Unfortunately, no game got going until about 2:30pm, but I still made quite a bit of money, and accumulated more tourney chips in the process (700). The "optional" add-on was really mandatory, given the structure, so I called for it as soon as we started the first hand ($25 for 1500 in chips).

I immediately took control of my table, as the players were mega-passive, just like the cash game, and seemed to have no idea what impact the structure was going to have on them in a very short time.

I was lucky that a smaller full house jammed my larger one in the early levels. I got his chips and he had to rebuy (the add-on could be used as one rebuy, if desired).

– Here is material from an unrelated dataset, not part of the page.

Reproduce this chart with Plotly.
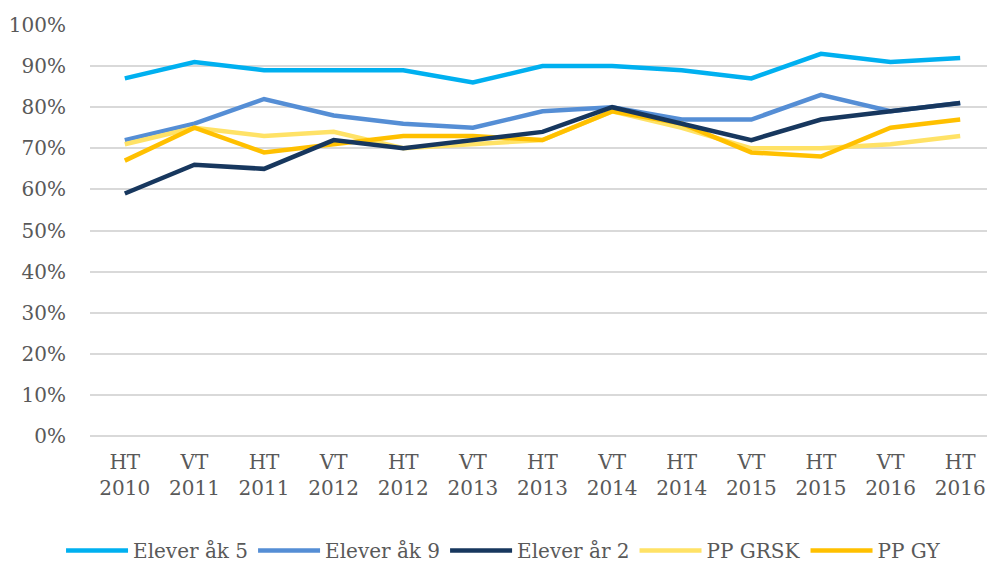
import plotly.graph_objects as go

periods = ["HT<br>2010", "VT<br>2011", "HT<br>2011", "VT<br>2012", "HT<br>2012", "VT<br>2013",
           "HT<br>2013", "VT<br>2014", "HT<br>2014", "VT<br>2015", "HT<br>2015", "VT<br>2016",
           "HT<br>2016"]

elever_ak5 = [0.87, 0.91, 0.89, 0.89, 0.89, 0.86, 0.90, 0.90, 0.89, 0.87, 0.93, 0.91, 0.92]
elever_ak9 = [0.72, 0.76, 0.82, 0.78, 0.76, 0.75, 0.79, 0.80, 0.77, 0.77, 0.83, 0.79, 0.81]
elever_ar2 = [0.59, 0.66, 0.65, 0.72, 0.70, 0.72, 0.74, 0.80, 0.76, 0.72, 0.77, 0.79, 0.81]
pp_grsk = [0.71, 0.75, 0.73, 0.74, 0.70, 0.71, 0.72, 0.79, 0.75, 0.70, 0.70, 0.71, 0.73]
pp_gy = [0.67, 0.75, 0.69, 0.71, 0.73, 0.73, 0.72, 0.79, 0.76, 0.69, 0.68, 0.75, 0.77]

series = [
    ("Elever åk 5", elever_ak5, "#00B0F0"),
    ("Elever åk 9", elever_ak9, "#558ED5"),
    ("Elever år 2", elever_ar2, "#17375E"),
    ("PP GRSK", pp_grsk, "#FFE266"),
    ("PP GY", pp_gy, "#FFC000"),
]

# draw order in the reference: yellow lines under the navy one
draw_order = [0, 1, 3, 4, 2]

fig = go.Figure()
for i in draw_order:
    name, vals, color = series[i]
    fig.add_trace(go.Scatter(
        x=periods, y=vals, name=name, mode="lines",
        line=dict(color=color, width=4.5),
        legendrank=i,
    ))

# the page adds an 8px body margin, so the figure is sized to fill the rest
fig.update_layout(
    width=987, height=562,
    plot_bgcolor="white", paper_bgcolor="white",
    margin=dict(l=82, r=0, t=17, b=133),
    font=dict(family="DejaVu Serif, Liberation Serif, serif", size=20, color="#595959"),
    showlegend=True,
    legend=dict(
        orientation="h", x=-0.032, xanchor="left", y=-0.232, yanchor="top",
        font=dict(size=20, color="#595959"), traceorder="normal",
        itemwidth=62, tracegroupgap=0,
    ),
    xaxis=dict(
        type="category", range=[-0.5, 12.5], showgrid=False, showline=False, ticks="",
        ticklabelstandoff=12, automargin=False,
    ),
    yaxis=dict(
        range=[0, 1.0], dtick=0.1, tickformat=".0%",
        showgrid=True, gridcolor="#D9D9D9", gridwidth=1.5,
        zeroline=True, zerolinecolor="#D9D9D9", zerolinewidth=1.5,
        showline=False, ticks="", ticklabelstandoff=23, automargin=False,
    ),
)

fig.write_html("out.html")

Later, my aces won unimproved on sixth.

I was up to about 5000 in chips, and the chip lead of the tourney, when an aggressive guy on my right decided to steal with a jack showing. I had queens and reraised. We kept raising and reraising until he was all-in...with nothing! He literally had jack high. He said, "I was just trying to steal the antes." Well, he made jack's up, I never improved my queens, and suddenly I was down to 3000 again.

Our tourney went from 22 down to the final table in no time at all. You can imagine with that kind of structure how quickly things went.

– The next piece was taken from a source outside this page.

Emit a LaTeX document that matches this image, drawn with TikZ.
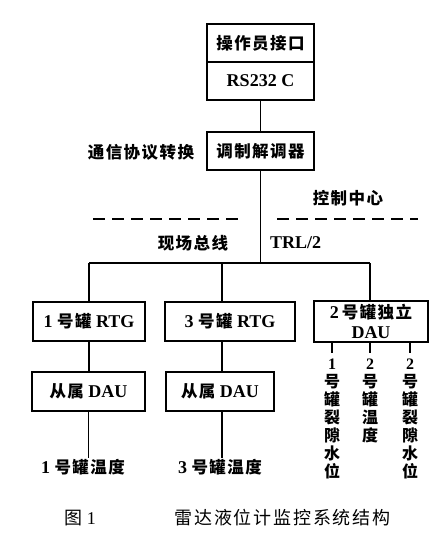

I managed to hang on, but I never regained the chip lead. Finally, we were down to the bubble, six of us left. I had the shortest in chips, but the second shortest decided to make a run for it with an ace up. He had nothing, and a pair of fives held up by the chip lead, so I was in the money.

On the very next hand, I went all-in with A35. The same chip lead called me, with an ace, and ended up making aces up. I only made a pair of sevens, so IGHN. Sixth place paid $66, hehe.

Although this tourney was a complete crapshoot, it was still lots of fun, and simply hilarious. The cardroom adds $125 for each table that they get, and the juice is only $5, so it is worth it to play, if you live in the area.

I am not so crazy about all of the weird rules they have at Indian casinos, and the rake is atrocious, but the staff was friendly, for the most part, and we had a good time.

The month of Stud is almost over, but I am counting the WPPA events, since they start in September and end in early October. Glenn and I will be at the Orleans on Monday morning, and I will most likely be there throughout the duration of the WPPA. I just got the final okay on the tourney reporting, so look for me at the final table (this might be the only final table you'll ever see me at, in a big event, lol). I hope to meet some of you there. Please don't hesitate to introduce yourself to me, no matter how "unapproachable" I look, as I have often heard. My bark is worse than my bite, haha!